His passing closes a seminal chapter in the country’s modern art story, one he helped write with bold ideas, public actions, and a lifelong belief that contemporary art could grow from local traditions.

Born in Casablanca in 1941, Hamidi studied at the city’s École des Beaux-Arts before continuing his training in Paris, where he earned a diploma in monumental art in 1964. 

He returned home at a moment of effervescence in the late 1960s, when artists were questioning academic norms and searching for a visual language rooted in Moroccan life. 

In 1969 he joined Farid Belkahia, Mohamed Melehi, and Mohamed Chabâa in the now-historic open-air exhibition on Marrakech’s Jemaa El Fna square, a radical gesture that took art out of galleries and into the street. 

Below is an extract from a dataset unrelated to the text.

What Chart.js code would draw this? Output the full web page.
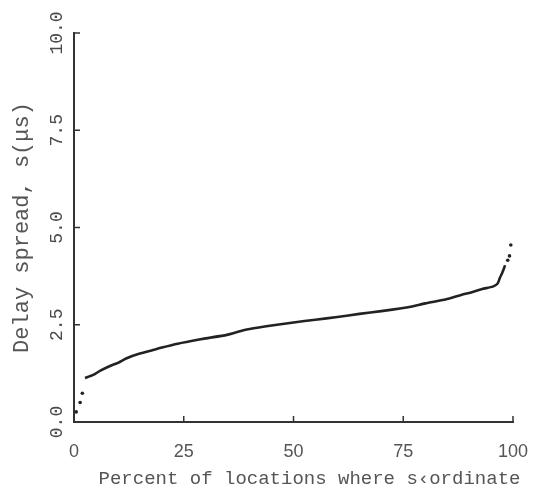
<!DOCTYPE html>
<html>
<head>
<meta charset="UTF-8">
<title>Delay spread</title>
<script src="https://cdn.jsdelivr.net/npm/chart.js@4.4.1/dist/chart.umd.min.js"></script>
<style>
  html, body { margin: 0; padding: 0; background: #fff; }
  #wrap { width: 539px; height: 492px; }
</style>
</head>
<body>
<div id="wrap"><canvas id="myChart" width="539" height="492"></canvas></div>
<script>
// curve, percent of locations vs delay spread (us)
const pctX  = [2.5, 4.4, 6, 8.2, 10, 12, 15, 19.6, 23, 27, 30, 34.8, 38, 40, 45, 50, 55, 60, 65, 70, 75, 77, 80, 85, 88, 91, 93, 95.4, 96.5, 97, 97.6, 98.2];
const delay = [1.13, 1.21, 1.32, 1.44, 1.52, 1.64, 1.76, 1.9, 2.0, 2.09, 2.15, 2.24, 2.34, 2.39, 2.48, 2.56, 2.63, 2.7, 2.78, 2.85, 2.93, 2.97, 3.05, 3.16, 3.26, 3.35, 3.42, 3.48, 3.56, 3.7, 3.85, 4.03];
// isolated dots at both ends
const dotX = [0.5, 1.4, 1.9, 98.8, 99.2, 99.5];
const dotY = [0.26, 0.5, 0.74, 4.16, 4.27, 4.55];
const xTicks = [0, 25, 50, 75, 100];
const yTicks = [0, 2.5, 5, 7.5, 10];
const xTitle = 'Percent of locations where s‹ordinate';

const ink = '#333';
const mono = 'Liberation Mono';

const curve = pctX.map((x, i) => ({ x: x, y: delay[i] }));
const dots = dotX.map((x, i) => ({ x: x, y: dotY[i] }));

// short tick marks pointing into the plot, and the x title
const axisExtras = {
    id: 'axisExtras',
    afterDraw(chart) {
        const ctx = chart.ctx;
        const xs = chart.scales.x, ys = chart.scales.y;
        const area = chart.chartArea;
        ctx.save();
        ctx.strokeStyle = ink;
        ctx.lineWidth = 1.5;
        ctx.beginPath();
        xTicks.forEach(v => {
            const px = xs.getPixelForValue(v);
            ctx.moveTo(px, area.bottom);
            ctx.lineTo(px, area.bottom - 6);
        });
        yTicks.forEach(v => {
            const py = ys.getPixelForValue(v);
            ctx.moveTo(area.left, py);
            ctx.lineTo(area.left + 6, py);
        });
        ctx.stroke();
        ctx.fillStyle = '#555';
        ctx.font = '19px "' + mono + '"';
        ctx.textAlign = 'center';
        ctx.textBaseline = 'middle';
        ctx.fillText(xTitle, (area.left + area.right) / 2 + 16, area.bottom + 57);
        ctx.restore();
    }
};

new Chart(document.getElementById('myChart'), {
    type: 'scatter',
    data: {
        datasets: [{
            data: curve,
            showLine: true,
            borderColor: '#222',
            borderWidth: 2.6,
            pointRadius: 0,
            tension: 0.2
        }, {
            data: dots,
            pointRadius: 1.8,
            pointBackgroundColor: '#222',
            pointBorderWidth: 0
        }]
    },
    options: {
        responsive: false,
        animation: false,
        layout: { padding: { top: 33, right: 26, left: 0, bottom: 0 } },
        plugins: { legend: { display: false }, tooltip: { enabled: false } },
        scales: {
            x: {
                type: 'linear', min: 0, max: 100,
                afterBuildTicks: s => { s.ticks = xTicks.map(v => ({ value: v })); },
                afterFit: s => { s.height = 70; s.paddingLeft = 0; s.paddingRight = 0; },
                grid: { display: false, tickLength: -6 },
                border: { color: ink, width: 2 },
                ticks: { color: '#555', padding: 25, font: { family: 'Liberation Sans', size: 18 } }
            },
            y: {
                type: 'linear', min: 0, max: 10,
                afterBuildTicks: s => { s.ticks = yTicks.map(v => ({ value: v })); },
                afterFit: s => { s.width = 74; s.paddingTop = 0; s.paddingBottom = 0; },
                grid: { display: false, tickLength: -6 },
                border: { color: ink, width: 2 },
                ticks: {
                    color: '#4a4a4a', padding: 1, minRotation: 90, maxRotation: 90, crossAlign: 'center',
                    font: { family: mono, size: 18 },
                    callback: v => v.toFixed(1)
                },
                title: {
                    display: true,
                    text: 'Delay spread, s(μs)',
                    color: '#555', font: { family: mono, size: 22 },
                    padding: { top: 9, bottom: 0 }
                }
            }
        }
    },
    plugins: [axisExtras]
});
</script>
</body>
</html>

The action crystallized the ethos of what would be known as the Casablanca School: modern, public, and proudly local.

From 1967 to 1975, Hamidi taught at the École des Beaux-Arts of Casablanca, where he became an icon for young artists. 

He also co-founded the Moroccan Association of Plastic Arts, advocating for artists’ visibility and professional recognition at home and abroad. 

Colleagues remember a generous mentor who pushed students to look closely at their surroundings—architecture, textiles, signage—and then translate those forms into a contemporary vocabulary.

Hamidi’s own canvases distilled that approach. His work is marked by saturated palettes, rhythmic signs, and geometric structures that echo the warp and weft of traditional weaving. 

Rather than quote folklore, he abstracted its energies: zigzags, bands, and soft, floating fields that suggest bodies and space without locking them into a single reading. The result was a language both formal and sensuous, unmistakably Moroccan yet conversant with global modernism.

His impact extended far beyond the studio. Hamidi exhibited widely in Morocco, Europe, and the Middle East, helping international audiences see Moroccan modern art as a living, experimental field. 

In 2019, the Centre Pompidou acquired two key paintings—”Harmonie” (1971) and “Marie” (1972)—a milestone that affirmed his place in the broader history of contemporary art.

Funeral prayers are scheduled for Tuesday after Asr at Casablanca’s Errahma cemetery. As the art community mourns, Hamidi’s legacy endures on walls, in classrooms, and in the confidence of a generation that learned from him to look inward for art forms that speak to the world.